He had searched for his lost dog for about four days, with no luck. So Tan Say Meng's heart skipped a beat when he received a call from a man who claimed that he knew where the 12-month-old Shiba Inu was.
The caller, who identified himself as "Din", told Mr Tan that the dog, named Kuro, was at 426 Siglap Road. "Din" claimed to be the caretaker there.
"I rushed there hoping that Kuro was there, but upon arriving, I realised that the location was that of a Muslim cemetery," Mr Tan told My Paper.
"There was no caretaker there. I searched for Kuro for over an hour."
He returned the next day and saw the caretaker this time. He found out that Din was actually the name of the previous caretaker, who had not worked at the cemetery for a long time.
Worse was to come for Mr Tan, who walks around his neighbourhood from 1am to 4am several nights a week to look for his beloved pet, which is afraid of people.
On Monday, he received a series of audio clips through WhatsApp.
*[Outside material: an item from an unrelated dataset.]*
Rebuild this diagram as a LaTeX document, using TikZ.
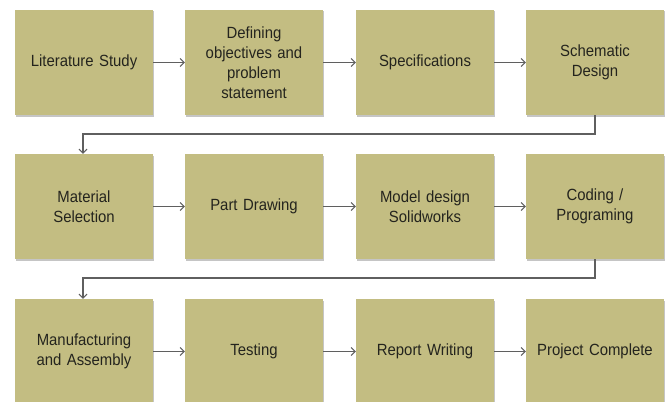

One clip claimed that the sender was now enjoying a hotdog that was Kuro at a fast-food joint. Another threatened to kill Kuro and then cook the dog.
In fact, Mr Tan, a businessman, has been harassed by prank calls and messages ever since his appeal for help in finding Kuro went public with posters and a post on citizen journalism website Stomp.
On Oct 5, for instance, he received a message claiming that Kuro was with a "Robert", whose contact details had been included in the message.
Mr Tan rang the number a few times but the phone was switched off. Thinking it suspicious, he lodged a police report.
When the police tried calling "Robert" using an untraceable number, "Robert" answered the call but hung up when the police began questioning him.
Kuro went missing after it slipped off its lead while out for a walk at Telok Kurau park on Sept 20 with Mr Tan's older son, 16.
Lianhe Wanbao reported that Mr Tan's kids miss the dog terribly, and have been unable to sleep, with the older one even refusing to attend school.
"It has affected his school performance as he is quite attached to the dog," said Mr Tan of his older boy.
The businessman, who sometimes walks as much as 10km in search of Kuro, has since notified the Singapore Society for the Prevention of Cruelty to Animals (SPCA) and Agri-Food and Veterinary Authority of Singapore.
He is offering a reward of $1,000 and hopes that will be enough to bring Kuro home.
"I just want my dog back," he said. "If someone has my dog, and doesn't want to contact me directly, go to the relevant authorities."
Corinne Fong, executive director of the SPCA, called the harassment Mr Tan has been receiving "deplorable".
"It is insensitive to do this. They are acting like morons and should be stopped. If the same thing happens to you, how would you feel?"